> _Directions for this task_
Below, locate the line that contains "Recreate this image". Repeat exactly from that line to the line that contains "const diamondPath = 'path://M0,-6", inclusive, leaving out the pictures.

> _Exercise input_
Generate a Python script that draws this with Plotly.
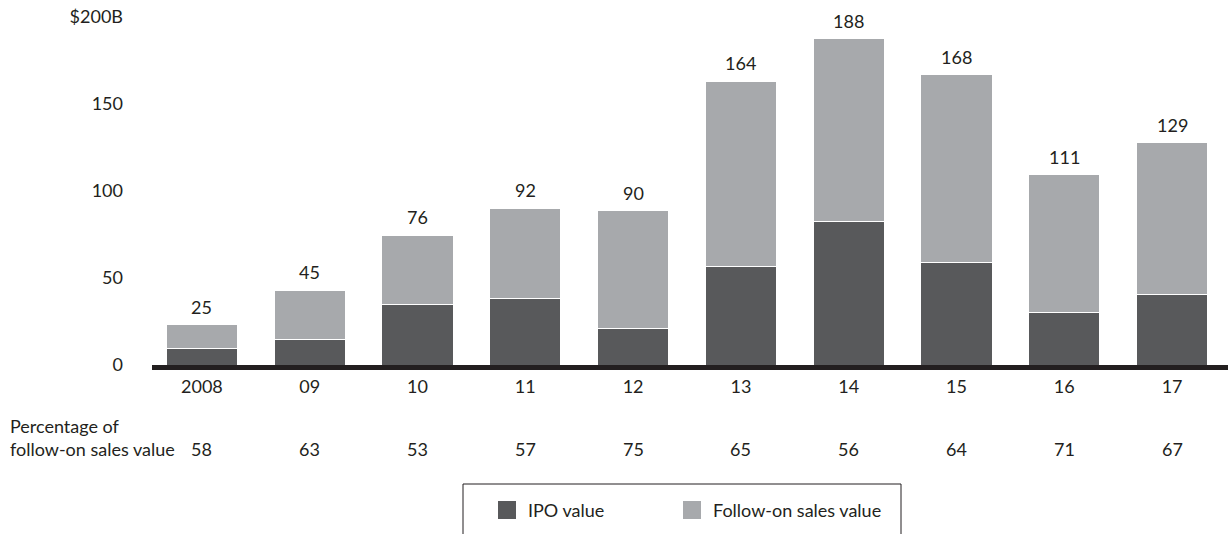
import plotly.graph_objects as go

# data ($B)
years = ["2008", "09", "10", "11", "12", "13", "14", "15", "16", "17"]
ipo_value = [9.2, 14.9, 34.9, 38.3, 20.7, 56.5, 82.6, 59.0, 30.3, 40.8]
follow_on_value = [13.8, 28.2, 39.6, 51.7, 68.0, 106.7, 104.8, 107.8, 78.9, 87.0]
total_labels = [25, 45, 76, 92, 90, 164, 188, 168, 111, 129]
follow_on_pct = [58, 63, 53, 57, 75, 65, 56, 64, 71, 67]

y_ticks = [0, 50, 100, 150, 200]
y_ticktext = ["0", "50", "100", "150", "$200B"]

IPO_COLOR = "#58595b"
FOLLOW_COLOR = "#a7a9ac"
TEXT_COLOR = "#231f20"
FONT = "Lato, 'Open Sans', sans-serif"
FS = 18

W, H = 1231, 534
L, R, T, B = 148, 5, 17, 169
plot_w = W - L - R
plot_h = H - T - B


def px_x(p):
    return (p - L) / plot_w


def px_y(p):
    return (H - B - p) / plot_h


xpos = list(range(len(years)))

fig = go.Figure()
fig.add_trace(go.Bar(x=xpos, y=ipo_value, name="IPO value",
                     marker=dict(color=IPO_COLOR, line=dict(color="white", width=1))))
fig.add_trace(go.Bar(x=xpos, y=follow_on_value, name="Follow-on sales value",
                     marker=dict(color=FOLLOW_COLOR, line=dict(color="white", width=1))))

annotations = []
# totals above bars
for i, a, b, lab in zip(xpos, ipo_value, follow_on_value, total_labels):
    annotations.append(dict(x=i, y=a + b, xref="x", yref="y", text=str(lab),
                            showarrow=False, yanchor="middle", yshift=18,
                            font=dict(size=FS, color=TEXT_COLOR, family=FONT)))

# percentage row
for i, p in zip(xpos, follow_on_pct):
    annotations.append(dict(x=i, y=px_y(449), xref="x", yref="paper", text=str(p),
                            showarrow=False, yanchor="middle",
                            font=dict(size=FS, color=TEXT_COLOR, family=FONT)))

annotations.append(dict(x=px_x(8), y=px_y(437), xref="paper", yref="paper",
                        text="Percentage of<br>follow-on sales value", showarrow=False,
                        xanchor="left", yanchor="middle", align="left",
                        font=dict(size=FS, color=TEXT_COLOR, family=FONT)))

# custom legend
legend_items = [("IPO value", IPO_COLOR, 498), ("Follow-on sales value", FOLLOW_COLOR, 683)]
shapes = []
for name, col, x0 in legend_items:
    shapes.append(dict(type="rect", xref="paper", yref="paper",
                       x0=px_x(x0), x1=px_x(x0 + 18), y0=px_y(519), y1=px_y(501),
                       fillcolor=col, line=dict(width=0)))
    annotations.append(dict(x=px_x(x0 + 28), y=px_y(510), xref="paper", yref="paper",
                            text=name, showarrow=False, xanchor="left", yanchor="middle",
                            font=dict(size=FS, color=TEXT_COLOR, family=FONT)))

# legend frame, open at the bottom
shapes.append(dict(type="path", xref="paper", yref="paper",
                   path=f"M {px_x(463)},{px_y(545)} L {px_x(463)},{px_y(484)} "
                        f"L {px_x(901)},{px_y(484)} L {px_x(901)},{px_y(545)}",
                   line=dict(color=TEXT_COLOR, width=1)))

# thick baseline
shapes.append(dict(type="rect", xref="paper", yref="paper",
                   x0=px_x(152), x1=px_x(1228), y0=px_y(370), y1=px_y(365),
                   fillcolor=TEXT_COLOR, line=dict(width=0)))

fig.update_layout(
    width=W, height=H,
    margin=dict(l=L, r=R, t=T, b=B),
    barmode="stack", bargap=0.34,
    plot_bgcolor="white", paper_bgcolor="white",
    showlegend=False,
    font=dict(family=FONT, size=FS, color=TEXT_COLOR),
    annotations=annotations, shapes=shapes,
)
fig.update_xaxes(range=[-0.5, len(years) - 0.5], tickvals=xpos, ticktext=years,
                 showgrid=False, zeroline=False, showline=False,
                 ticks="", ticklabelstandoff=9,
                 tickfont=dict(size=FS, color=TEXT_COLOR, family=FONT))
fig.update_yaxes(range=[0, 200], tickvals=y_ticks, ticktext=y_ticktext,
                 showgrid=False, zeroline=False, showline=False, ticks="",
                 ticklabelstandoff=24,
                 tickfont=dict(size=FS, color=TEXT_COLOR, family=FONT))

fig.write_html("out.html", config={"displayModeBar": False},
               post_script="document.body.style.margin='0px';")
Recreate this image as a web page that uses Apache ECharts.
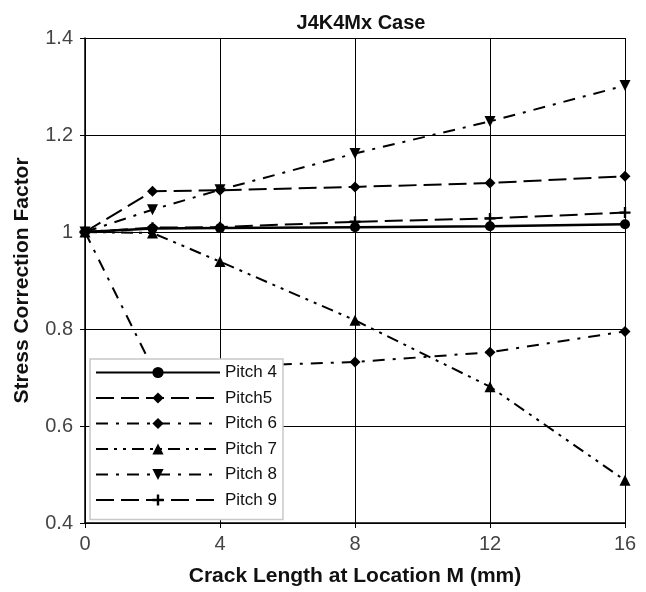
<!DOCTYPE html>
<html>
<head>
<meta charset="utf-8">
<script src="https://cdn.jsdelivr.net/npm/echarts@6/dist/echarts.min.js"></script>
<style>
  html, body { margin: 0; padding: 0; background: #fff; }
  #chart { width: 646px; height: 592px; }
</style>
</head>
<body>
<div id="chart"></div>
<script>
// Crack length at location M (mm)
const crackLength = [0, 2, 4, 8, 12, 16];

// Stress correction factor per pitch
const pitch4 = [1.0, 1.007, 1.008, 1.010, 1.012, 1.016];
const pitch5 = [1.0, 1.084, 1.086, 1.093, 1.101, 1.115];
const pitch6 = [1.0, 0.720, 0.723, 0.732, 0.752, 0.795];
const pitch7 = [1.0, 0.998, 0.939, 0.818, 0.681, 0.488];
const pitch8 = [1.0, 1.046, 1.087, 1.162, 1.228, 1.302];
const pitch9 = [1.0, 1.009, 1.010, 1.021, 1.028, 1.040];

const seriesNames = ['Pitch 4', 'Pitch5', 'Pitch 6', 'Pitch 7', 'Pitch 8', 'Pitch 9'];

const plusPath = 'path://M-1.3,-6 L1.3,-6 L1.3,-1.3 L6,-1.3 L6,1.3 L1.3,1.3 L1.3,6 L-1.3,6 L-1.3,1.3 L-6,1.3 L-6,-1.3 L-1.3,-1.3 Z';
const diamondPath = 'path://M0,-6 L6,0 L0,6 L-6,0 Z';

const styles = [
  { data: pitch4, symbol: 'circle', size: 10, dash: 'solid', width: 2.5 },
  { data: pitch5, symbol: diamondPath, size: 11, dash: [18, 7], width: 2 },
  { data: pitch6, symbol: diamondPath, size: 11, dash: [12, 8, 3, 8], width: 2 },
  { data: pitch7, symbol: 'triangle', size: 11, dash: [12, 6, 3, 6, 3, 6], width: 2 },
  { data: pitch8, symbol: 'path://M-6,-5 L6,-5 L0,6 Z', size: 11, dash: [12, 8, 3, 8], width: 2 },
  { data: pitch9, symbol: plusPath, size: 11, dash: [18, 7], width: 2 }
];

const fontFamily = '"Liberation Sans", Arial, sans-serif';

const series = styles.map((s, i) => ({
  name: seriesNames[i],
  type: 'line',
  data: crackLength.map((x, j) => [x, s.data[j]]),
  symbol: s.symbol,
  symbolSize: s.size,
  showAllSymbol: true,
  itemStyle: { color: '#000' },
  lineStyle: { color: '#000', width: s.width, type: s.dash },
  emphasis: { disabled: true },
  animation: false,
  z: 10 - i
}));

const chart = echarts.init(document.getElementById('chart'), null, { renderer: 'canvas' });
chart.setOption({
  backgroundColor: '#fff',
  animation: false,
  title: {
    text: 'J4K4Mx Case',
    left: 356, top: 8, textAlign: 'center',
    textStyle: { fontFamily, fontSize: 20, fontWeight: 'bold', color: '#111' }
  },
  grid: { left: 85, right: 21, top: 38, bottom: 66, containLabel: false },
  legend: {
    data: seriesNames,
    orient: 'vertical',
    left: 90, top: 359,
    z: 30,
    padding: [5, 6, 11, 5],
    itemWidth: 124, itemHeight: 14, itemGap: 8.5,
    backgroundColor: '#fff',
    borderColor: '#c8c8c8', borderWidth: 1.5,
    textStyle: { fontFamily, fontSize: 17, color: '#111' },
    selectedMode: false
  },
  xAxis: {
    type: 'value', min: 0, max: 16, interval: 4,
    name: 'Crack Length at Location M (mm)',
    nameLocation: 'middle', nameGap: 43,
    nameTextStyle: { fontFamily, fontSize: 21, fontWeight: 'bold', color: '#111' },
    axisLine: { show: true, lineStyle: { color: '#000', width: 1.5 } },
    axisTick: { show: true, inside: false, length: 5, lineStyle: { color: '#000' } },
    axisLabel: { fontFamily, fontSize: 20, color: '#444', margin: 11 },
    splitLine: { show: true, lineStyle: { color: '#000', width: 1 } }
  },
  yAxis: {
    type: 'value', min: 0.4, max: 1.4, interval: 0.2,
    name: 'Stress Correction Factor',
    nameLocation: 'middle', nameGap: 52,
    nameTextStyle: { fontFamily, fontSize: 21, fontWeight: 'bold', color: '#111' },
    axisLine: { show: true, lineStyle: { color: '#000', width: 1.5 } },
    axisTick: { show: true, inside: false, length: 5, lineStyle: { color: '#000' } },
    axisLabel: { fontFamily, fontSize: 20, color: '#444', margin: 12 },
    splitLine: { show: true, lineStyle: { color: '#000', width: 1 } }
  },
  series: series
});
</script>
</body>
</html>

> _The reply_
Recreate this image as a web page that uses Apache ECharts.
<!DOCTYPE html>
<html>
<head>
<meta charset="utf-8">
<script src="https://cdn.jsdelivr.net/npm/echarts@6/dist/echarts.min.js"></script>
<style>
  html, body { margin: 0; padding: 0; background: #fff; }
  #chart { width: 646px; height: 592px; }
</style>
</head>
<body>
<div id="chart"></div>
<script>
// Crack length at location M (mm)
const crackLength = [0, 2, 4, 8, 12, 16];

// Stress correction factor per pitch
const pitch4 = [1.0, 1.007, 1.008, 1.010, 1.012, 1.016];
const pitch5 = [1.0, 1.084, 1.086, 1.093, 1.101, 1.115];
const pitch6 = [1.0, 0.720, 0.723, 0.732, 0.752, 0.795];
const pitch7 = [1.0, 0.998, 0.939, 0.818, 0.681, 0.488];
const pitch8 = [1.0, 1.046, 1.087, 1.162, 1.228, 1.302];
const pitch9 = [1.0, 1.009, 1.010, 1.021, 1.028, 1.040];

const seriesNames = ['Pitch 4', 'Pitch5', 'Pitch 6', 'Pitch 7', 'Pitch 8', 'Pitch 9'];

const plusPath = 'path://M-1.3,-6 L1.3,-6 L1.3,-1.3 L6,-1.3 L6,1.3 L1.3,1.3 L1.3,6 L-1.3,6 L-1.3,1.3 L-6,1.3 L-6,-1.3 L-1.3,-1.3 Z';
const diamondPath = 'path://M0,-6 L6,0 L0,6 L-6,0 Z';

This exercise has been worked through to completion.